By Gwladys Fouche
OSLO (Reuters) -Norway’s parliament on Tuesday voted in favour of pausing ethical divestments by its $2.1 trillion sovereign wealth fund, the world’s largest, while it updates the fund’s ethical guidelines.
The move, proposed by the minority Labour government early on Tuesday, came at a time of intense international scrutiny on the fund’s ethical divestments.
In September, the U.S. State Department said it was “very troubled” by the fund’s decision to divest from construction equipment group Caterpillar over the use of the company’s products by Israeli authorities in Gaza and the occupied West Bank.
“The world has changed since the ethical guidelines were first adopted,” Finance Minister Jens Stoltenberg told parliament earlier on Tuesday. “The rules need to be reviewed.”
DIVESTMENT GUIDELINES TO BE REVIEWED
The fund’s ethical guidelines, set by parliament, were first introduced in 2004. They stipulate, among other things, that the fund cannot invest in companies involved in serious violations of individuals’ rights in war or conflict situations.
An independent ethics body investigates alleged breaches and recommends companies for divestments. The decision to pull out is ultimately taken by the central bank’s board.
These recommendations to divest will now be put on hold for a period of roughly a year while guidelines are reviewed, Stoltenberg told parliament.
The Conservatives, who supported the proposal, still questioned why the decision was being rushed when usually this would take months, if not years, to get through parliament.
DECISION NEEDED TO ‘PROTECT’ FUND
Stoltenberg said it was needed to do this to protect the fund, which now finances 25% of public spending, at a time when a significant part of its value is dependent on a handful of companies.
“The seven most valuable companies in the world provide 16% of the fund’s stock holdings,” said Stoltenberg, referring to Nvidia, Microsoft, Apple, Amazon, Alphabet, Meta and Broadcom.

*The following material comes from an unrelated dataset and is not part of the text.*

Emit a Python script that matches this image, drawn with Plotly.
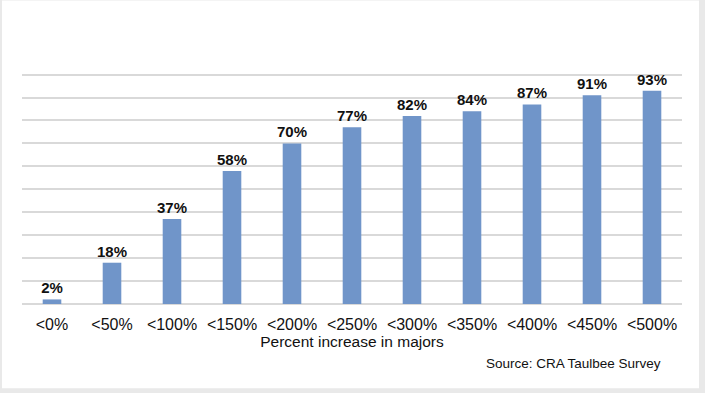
import plotly.graph_objects as go

categories = ["<0%", "<50%", "<100%", "<150%", "<200%", "<250%", "<300%", "<350%", "<400%", "<450%", "<500%"]
values = [2, 18, 37, 58, 70, 77, 82, 84, 87, 91, 93]
labels = [f"{v}%" for v in values]
grid_ticks = list(range(0, 101, 10))

W, H = 705, 393
YMAX = 102
unit = 229 / 100.0
L, R, B = 22, 23, 89
T = 75 - (YMAX - 100) * unit
pw, ph = W - L - R, H - T - B

fig = go.Figure(go.Bar(
    x=categories, y=values, text=labels, textposition="outside",
    constraintext="none",
    textfont=dict(family="Liberation Sans", size=15, color="#111111", weight="bold"),
    marker=dict(color="#7095C9", line=dict(width=0)),
    width=0.31, cliponaxis=False,
))

def px2x(p):
    return (p - L) / pw

def px2y(p):
    return (H - B - p) / ph

fig.add_shape(type="rect", xref="paper", yref="paper", layer="below",
              x0=px2x(2), x1=px2x(699), y0=px2y(388), y1=px2y(1),
              fillcolor="white", line=dict(width=0))

fig.add_annotation(text="Source: CRA Taulbee Survey", xref="paper", yref="paper",
                   x=px2x(573), y=px2y(363), xanchor="center", yanchor="middle", showarrow=False,
                   font=dict(family="Liberation Sans", size=13.5, color="#111111"))

fig.update_layout(
    width=W, height=H, margin=dict(l=L, r=R, t=T, b=B, autoexpand=False),
    paper_bgcolor="#E9E9E9", plot_bgcolor="white", showlegend=False,
    font=dict(family="Liberation Sans", color="#111111"),
    xaxis=dict(showgrid=False, showline=False, ticks="outside", ticklen=6, tickcolor="rgba(0,0,0,0)",
               automargin=False,
               tickfont=dict(size=16, color="#111111"),
               title=dict(text="Percent increase in majors", font=dict(size=15.5, color="#111111"), standoff=0)),
    yaxis=dict(range=[0, YMAX], tickvals=grid_ticks, showticklabels=False, showgrid=True,
               automargin=False,
               gridcolor="#D9D9D9", gridwidth=1.5, zeroline=True, zerolinecolor="#D9D9D9", zerolinewidth=1.5),
)

fig.write_html("out.html", config={"displayModeBar": False},
               post_script="document.body.style.margin='0';document.body.style.overflow='hidden';")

“Under today’s ethical guidelines for exclusions, we must be prepared that we may no longer be able to invest in the world’s biggest companies. Then we would not remain as a broad, global index fund,” he said.
Three parties Labour relies on to pass its budgets condemned the proposal.
During the Nordic country’s most recent election campaign, in August and September, the fund’s investments in Israel took centre stage, with some parties campaigning on the issue.
One said it would only support a future Labour government if it divested from all companies involved in what it called “Israel’s illegal warfare in Gaza”.
On Tuesday, that party, the Socialist Left, said the government was acting out of fear of the United States.
“(This) is, without a doubt, really about the fear of Trump’s reactions,” Socialist Left lawmaker Ingrid Fiskaa told parliament.
Separately, the fund’s management said it would vote against ratifying Tesla CEO Elon Musk’s proposed compensation package, containing shares worth up to $1 trillion, which critics have called excessive.